## [Exercise]
Transcribe everything in the data word for word. Pictures are left out.

## [Material provided]

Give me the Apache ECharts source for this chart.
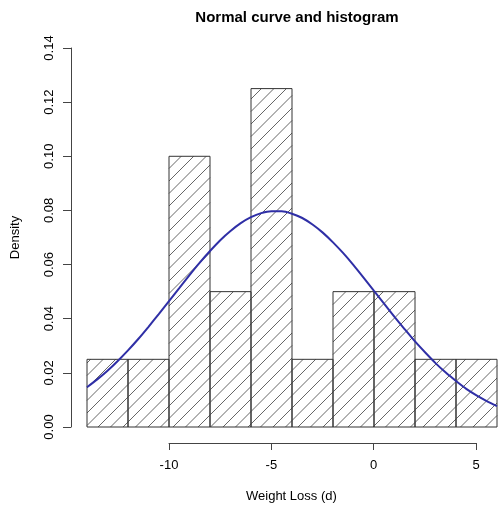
<!DOCTYPE html>
<html>
<head>
<meta charset="utf-8">
<script src="https://cdn.jsdelivr.net/npm/echarts@6/dist/echarts.min.js"></script>
<style>
  html, body { margin: 0; padding: 0; background: #fff; }
  #chart { width: 499px; height: 509px; }
</style>
</head>
<body>
<div id="chart"></div>
<script>
// histogram bins (width 2) and their densities
const binStart = [-14, -12, -10, -8, -6, -4, -2, 0, 2, 4];
const binEnd = [-12, -10, -8, -6, -4, -2, 0, 2, 4, 6];
const density = [0.025, 0.025, 0.1, 0.05, 0.125, 0.025, 0.05, 0.05, 0.025, 0.025];

// normal curve
const curveX = [-14, -13.5, -13, -12.5, -12, -11.5, -11, -10.5, -10, -9.5, -9, -8.5, -8, -7.5, -7, -6.5,
  -6, -5.5, -5, -4.5, -4, -3.5, -3, -2.5, -2, -1.5, -1, -0.5, 0, 0.5, 1, 1.5, 2, 2.5, 3, 3.5, 4, 4.5,
  5, 5.5, 6];
const curveY = [0.0147, 0.0176, 0.0208, 0.0244, 0.0283, 0.0325, 0.0370, 0.0417, 0.0465, 0.0513, 0.0561,
  0.0607, 0.0650, 0.0690, 0.0724, 0.0753, 0.0775, 0.0790, 0.0797, 0.0797, 0.0788, 0.0772, 0.0748,
  0.0718, 0.0682, 0.0642, 0.0598, 0.0551, 0.0503, 0.0455, 0.0407, 0.0361, 0.0316, 0.0275, 0.0236,
  0.0201, 0.0170, 0.0141, 0.0117, 0.0096, 0.0077];

const xTickMin = -10;
const xTickMax = 5;

const FONT = 'Liberation Sans, Arial, Helvetica, sans-serif';

const myChart = echarts.init(document.getElementById('chart'));

function renderItem(params, api) {
  const p0 = api.coord([api.value(0), api.value(2)]);
  const p1 = api.coord([api.value(1), 0]);
  const left = p0[0];
  const top = p0[1];
  const right = p1[0];
  const bottom = p1[1];
  const children = [];
  // "///" hatching, clipped to the bar by hand
  const s = 12.5;
  for (let c = Math.ceil((left + top) / s) * s; c < right + bottom; c += s) {
    const xa = Math.max(left, c - bottom);
    const xb = Math.min(right, c - top);
    if (xb > xa) {
      children.push({
        type: 'line',
        shape: { x1: xa, y1: c - xa, x2: xb, y2: c - xb },
        style: { stroke: '#555', lineWidth: 0.9 },
      });
    }
  }
  children.push({
    type: 'rect',
    shape: { x: left, y: top, width: right - left, height: bottom - top },
    style: { fill: 'none', stroke: '#333', lineWidth: 1 },
  });
  return { type: 'group', children };
}

const option = {
  backgroundColor: '#fff',
  animation: false,
  title: {
    text: 'Normal curve and histogram',
    left: 292,
    textAlign: 'center',
    top: 5,
    textStyle: { fontFamily: FONT, fontSize: 15, fontWeight: 'bold', color: '#000' },
  },
  graphic: [{
    type: 'text',
    left: 246,
    top: 490,
    style: { text: 'Weight Loss (d)', font: '13px ' + FONT, fill: '#000' },
  }],
  grid: [
    { left: 87, right: 2, top: 48, bottom: 82 },
    { left: 169, right: 23, top: 48, bottom: 82 },
  ],
  xAxis: [
    { type: 'value', gridIndex: 0, min: -14, max: 6, show: false },
    {
      type: 'value',
      gridIndex: 1,
      min: xTickMin,
      max: xTickMax,
      interval: 5,
      offset: 16,
      axisLine: { show: true, onZero: false, lineStyle: { color: '#444', width: 1 } },
      axisTick: { show: true, length: 7, lineStyle: { color: '#444' } },
      axisLabel: { fontFamily: FONT, fontSize: 13, color: '#000', margin: 16 },
      splitLine: { show: false },
    },
  ],
  yAxis: [
    {
      type: 'value',
      gridIndex: 0,
      min: 0,
      max: 0.14,
      interval: 0.02,
      offset: 16,
      name: 'Density',
      nameLocation: 'middle',
      nameGap: 49,
      nameTextStyle: { fontFamily: FONT, fontSize: 13, color: '#000' },
      axisLine: { show: true, onZero: false, lineStyle: { color: '#444', width: 1 } },
      axisTick: { show: true, length: 8, lineStyle: { color: '#444' } },
      axisLabel: {
        fontFamily: FONT, fontSize: 13, color: '#000', rotate: 90, margin: 15,
        formatter: (v) => v.toFixed(2),
      },
      splitLine: { show: false },
    },
    { type: 'value', gridIndex: 1, min: 0, max: 0.14, show: false },
  ],
  series: [
    {
      type: 'custom',
      xAxisIndex: 0,
      yAxisIndex: 0,
      renderItem,
      encode: { x: [0, 1], y: 2 },
      data: binStart.map((b, i) => [b, binEnd[i], density[i]]),
      z: 1,
    },
    {
      type: 'line',
      xAxisIndex: 0,
      yAxisIndex: 0,
      smooth: 0.2,
      showSymbol: false,
      data: curveX.map((x, i) => [x, curveY[i]]),
      lineStyle: { color: '#2f2fa6', width: 2 },
      z: 3,
    },
  ],
};

myChart.setOption(option);
</script>
</body>
</html>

## [Answer]
Give me the Apache ECharts source for this chart.
<!DOCTYPE html>
<html>
<head>
<meta charset="utf-8">
<script src="https://cdn.jsdelivr.net/npm/echarts@6/dist/echarts.min.js"></script>
<style>
  html, body { margin: 0; padding: 0; background: #fff; }
  #chart { width: 499px; height: 509px; }
</style>
</head>
<body>
<div id="chart"></div>
<script>
// histogram bins (width 2) and their densities
const binStart = [-14, -12, -10, -8, -6, -4, -2, 0, 2, 4];
const binEnd = [-12, -10, -8, -6, -4, -2, 0, 2, 4, 6];
const density = [0.025, 0.025, 0.1, 0.05, 0.125, 0.025, 0.05, 0.05, 0.025, 0.025];

// normal curve
const curveX = [-14, -13.5, -13, -12.5, -12, -11.5, -11, -10.5, -10, -9.5, -9, -8.5, -8, -7.5, -7, -6.5,
  -6, -5.5, -5, -4.5, -4, -3.5, -3, -2.5, -2, -1.5, -1, -0.5, 0, 0.5, 1, 1.5, 2, 2.5, 3, 3.5, 4, 4.5,
  5, 5.5, 6];
const curveY = [0.0147, 0.0176, 0.0208, 0.0244, 0.0283, 0.0325, 0.0370, 0.0417, 0.0465, 0.0513, 0.0561,
  0.0607, 0.0650, 0.0690, 0.0724, 0.0753, 0.0775, 0.0790, 0.0797, 0.0797, 0.0788, 0.0772, 0.0748,
  0.0718, 0.0682, 0.0642, 0.0598, 0.0551, 0.0503, 0.0455, 0.0407, 0.0361, 0.0316, 0.0275, 0.0236,
  0.0201, 0.0170, 0.0141, 0.0117, 0.0096, 0.0077];

const xTickMin = -10;
const xTickMax = 5;

const FONT = 'Liberation Sans, Arial, Helvetica, sans-serif';

const myChart = echarts.init(document.getElementById('chart'));

function renderItem(params, api) {
  const p0 = api.coord([api.value(0), api.value(2)]);
  const p1 = api.coord([api.value(1), 0]);
  const left = p0[0];
  const top = p0[1];
  const right = p1[0];
  const bottom = p1[1];
  const children = [];
  // "///" hatching, clipped to the bar by hand
  const s = 12.5;
  for (let c = Math.ceil((left + top) / s) * s; c < right + bottom; c += s) {
    const xa = Math.max(left, c - bottom);
    const xb = Math.min(right, c - top);
    if (xb > xa) {
      children.push({
        type: 'line',
        shape: { x1: xa, y1: c - xa, x2: xb, y2: c - xb },
        style: { stroke: '#555', lineWidth: 0.9 },
      });
    }
  }
  children.push({
    type: 'rect',
    shape: { x: left, y: top, width: right - left, height: bottom - top },
    style: { fill: 'none', stroke: '#333', lineWidth: 1 },
  });
  return { type: 'group', children };
}

const option = {
  backgroundColor: '#fff',
  animation: false,
  title: {
    text: 'Normal curve and histogram',
    left: 292,
    textAlign: 'center',
    top: 5,
    textStyle: { fontFamily: FONT, fontSize: 15, fontWeight: 'bold', color: '#000' },
  },
  graphic: [{
    type: 'text',
    left: 246,
    top: 490,
    style: { text: 'Weight Loss (d)', font: '13px ' + FONT, fill: '#000' },
  }],
  grid: [
    { left: 87, right: 2, top: 48, bottom: 82 },
    { left: 169, right: 23, top: 48, bottom: 82 },
  ],
  xAxis: [
    { type: 'value', gridIndex: 0, min: -14, max: 6, show: false },
    {
      type: 'value',
      gridIndex: 1,
      min: xTickMin,
      max: xTickMax,
      interval: 5,
      offset: 16,
      axisLine: { show: true, onZero: false, lineStyle: { color: '#444', width: 1 } },
      axisTick: { show: true, length: 7, lineStyle: { color: '#444' } },
      axisLabel: { fontFamily: FONT, fontSize: 13, color: '#000', margin: 16 },
      splitLine: { show: false },
    },
  ],
  yAxis: [
    {
      type: 'value',
      gridIndex: 0,
      min: 0,
      max: 0.14,
      interval: 0.02,
      offset: 16,
      name: 'Density',
      nameLocation: 'middle',
      nameGap: 49,
      nameTextStyle: { fontFamily: FONT, fontSize: 13, color: '#000' },
      axisLine: { show: true, onZero: false, lineStyle: { color: '#444', width: 1 } },
      axisTick: { show: true, length: 8, lineStyle: { color: '#444' } },
      axisLabel: {
        fontFamily: FONT, fontSize: 13, color: '#000', rotate: 90, margin: 15,
        formatter: (v) => v.toFixed(2),
      },
      splitLine: { show: false },
    },
    { type: 'value', gridIndex: 1, min: 0, max: 0.14, show: false },
  ],
  series: [
    {
      type: 'custom',
      xAxisIndex: 0,
      yAxisIndex: 0,
      renderItem,
      encode: { x: [0, 1], y: 2 },
      data: binStart.map((b, i) => [b, binEnd[i], density[i]]),
      z: 1,
    },
    {
      type: 'line',
      xAxisIndex: 0,
      yAxisIndex: 0,
      smooth: 0.2,
      showSymbol: false,
      data: curveX.map((x, i) => [x, curveY[i]]),
      lineStyle: { color: '#2f2fa6', width: 2 },
      z: 3,
    },
  ],
};

myChart.setOption(option);
</script>
</body>
</html>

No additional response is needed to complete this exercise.